Zwischendurch sagt der Geflüchtete auch noch ein paar Worte, aber Emilia Müller macht nicht den Eindruck, als würde sie sich die Mühe machen, es zu verstehen, oder sich dafür zu interessieren. Warum auch? Sie ist nur hier, um ein paar Phrasen zu dreschen und die Eskalation der Debatte zu provozieren.
Ansatz 2:
Während der #marchofhope mittlerweile Österreich erreicht hat, weigern sich die Politiker der etablierten Parteien immer noch beharrlich, Lösungen für die aktuelle humanitäre Krise zu entwickeln. Stattdessen machen die politischen Eliten Deutschlands immer wieder mit groben Fehlern und Versäumnissen von sich reden.
An dieser Stelle seien Mario Czaja (CDU) – Sozialsenator in Berlin – und Joachim Herrmann (CSU) – der bayerische Innenminister – genannt.

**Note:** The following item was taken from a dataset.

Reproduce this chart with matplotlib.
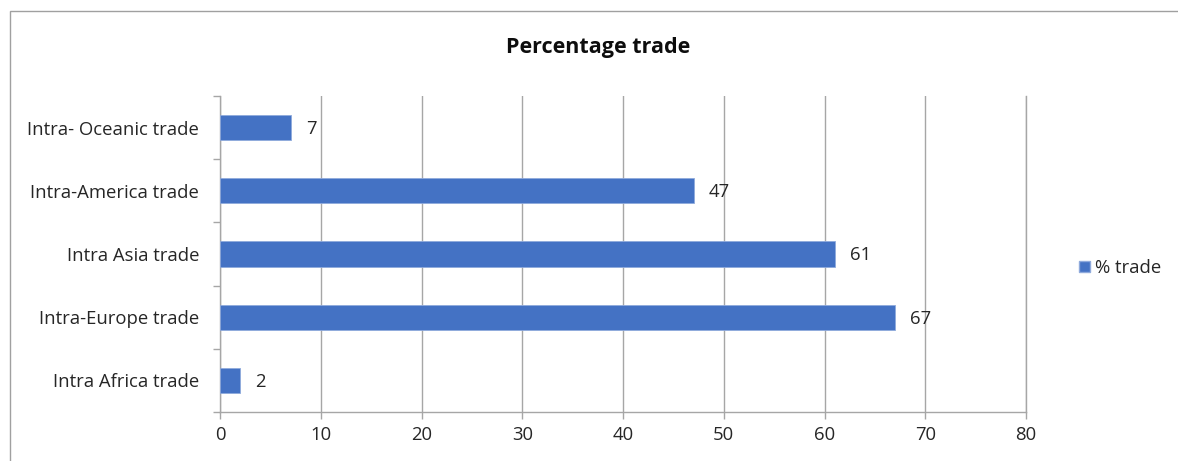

Selbst Angela Merkel, an der bisher kein politischer Skandal haften blieb, wurde ihre Ratlosigkeit im Umgang mit Geflüchteten zum Verhängis. Diese Politiker stehen exemplarisch für das Versagen einer ganzen Kaste von Regierungspolitikern. Was mich traurig und wütend zugleich werden lässt, ist, dass die politische Situation in Deutschland im Vergleich zu vielen anderen europäischen Staaten sogar besser aussieht. Während die Bundesregierung in stetiger Untätigkeit verharrt, machen sich Länder wie Ungarn, Polen und Tschechien daran, den kleinsten gemeinsamen Nenner Europas aufzukündigen, nämlich das Versprechen freier Grenzen. Statt einen gemeinsamen menschenwürdigen Umgang mit den Geflüchteten zu suchen, bekämpfen Orban, Duda und Zeman die Flüchtenden und ziehen sich auf einen protektionistischen nationalistischen Standpunkt zurück, der eine echte Lösung der Problematik niemals wird erreichen können.